So, for some of my life I've been in business to business sales. And what happens in a negotiated business transaction is this: the seller tries to sell for the highest possible price, and the buyer tries to buy for the lowest possible price. And both try to deceive each other; the seller about the cost to supply or manufacture, and the buyer about the value of the product or service to them. And so they haggle, telling each other outright lies and dubious half-truths, each doing their very utmost to deceive the other.
And this is the way the free market works, business to business, professional to professional.
I dread to think on the extent to which non-professional consumers are misled by professional suppliers.
Does anyone else spot the moral concern, here?
Maybe, if the seller were honest about the cost, and the buyer honest about the value, a deal could be struck midway between the two, without the necessity for lies and deceit.
Just thinking aloud. I make no apologies for my naivity.
Best wishes, Strivax.
People need to read less neoclassical economics and more economic anthropology. A really good book is
Economies and Cultures: Foundations of Economic Anthropology, by Richard Wilk. The 2007 edition appears to be the latest. I read an earlier edition. If the former is like the latter, a reader will see that there is anthropological evidence that the behavior you describe is nothing more than a learned cultural act (like eating with a fork and knife; playing baseball; taking a test at school; etc.). Among that evidence is the fact that anthropologists have observed cultures where every economic transaction is an even exchange--they may even go as far as saying that people in those cultures have no concept of profit.

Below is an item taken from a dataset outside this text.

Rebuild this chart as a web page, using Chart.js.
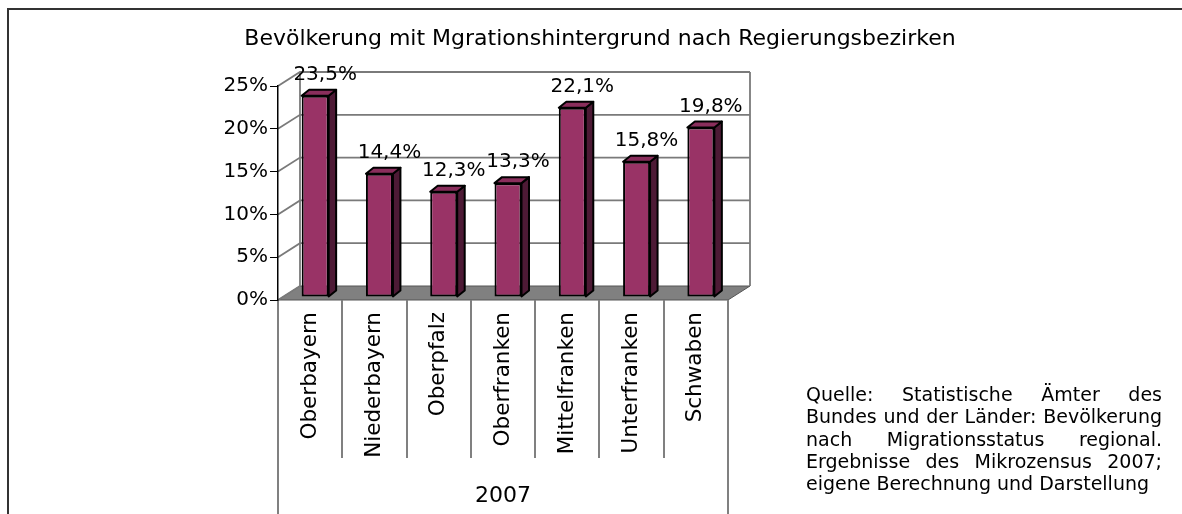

Some of us have not been enculturated/socialized into the behavior patterns that you describe. I pay very little attention to price. The behavior you describe makes it sound like consumers consciously, deliberately try to get as much as they can for
as low a price as they can. I do not doubt that some--if not a lot of--people have been socialized to behave that way and that they are very good cultural actors when they do it. But it is possible to be motivated by economic profit rather than pure accounting profit. In an accounting profit sense, if you shop around and compare offers you might profit by finding the exact same car and warranty at the lowest price available. But in an economic profit sense the value of the time and energy spent doing all of that shopping, comparing, and negotiating could exceed the value of the money saved by paying the lowest price available. I am only concerned about finding products/services that I like at
a price that I can afford. Nine times out of ten I can afford
every different price. I don't then spend time and energy trying to shop around, negotiate, etc. until I get the lowest possible price. I only do the latter when I can't afford every price, like when I was shopping for a new apartment several months ago.
Price is not a reliable measure of value anyway. Externalities such as damage to ecosystems, pollution, cultures being destroyed, etc. are almost never included in the price of a good/service.

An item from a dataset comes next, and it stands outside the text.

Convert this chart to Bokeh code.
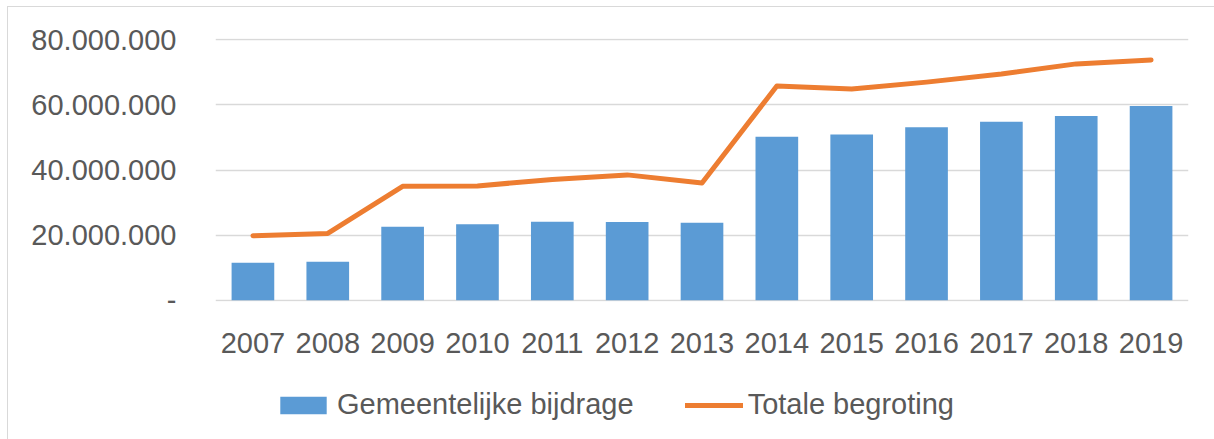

It is all a cultural act. Deception may be a small part of it sometimes. But it is mostly people making transactions by playing roles that they have learned within a game that they have learned to play. It happens in all kinds of social interactions, not just the ones that economists measure. Men and women who are looking for marriage partners do not put a numerical price on what they are offering and then shop for, compare, negotiate, etc. that number. Most people do not think that dating rituals are people deliberately trying to deceive each other, so why would we think that rituals like selling and shopping for a pair of shoes are inherently deceptive?
It would not surprise me to find that psychologists and sociologists studying behavior in markets in industrialized societies have found that price is only one small variable--and one of the least influential--in the behavior that we classify as economic behavior. Things like tradition, peer pressure, brand loyalty, professional reputation, public relations, etc. probably influence the behavior of producers and consumers more than prices do.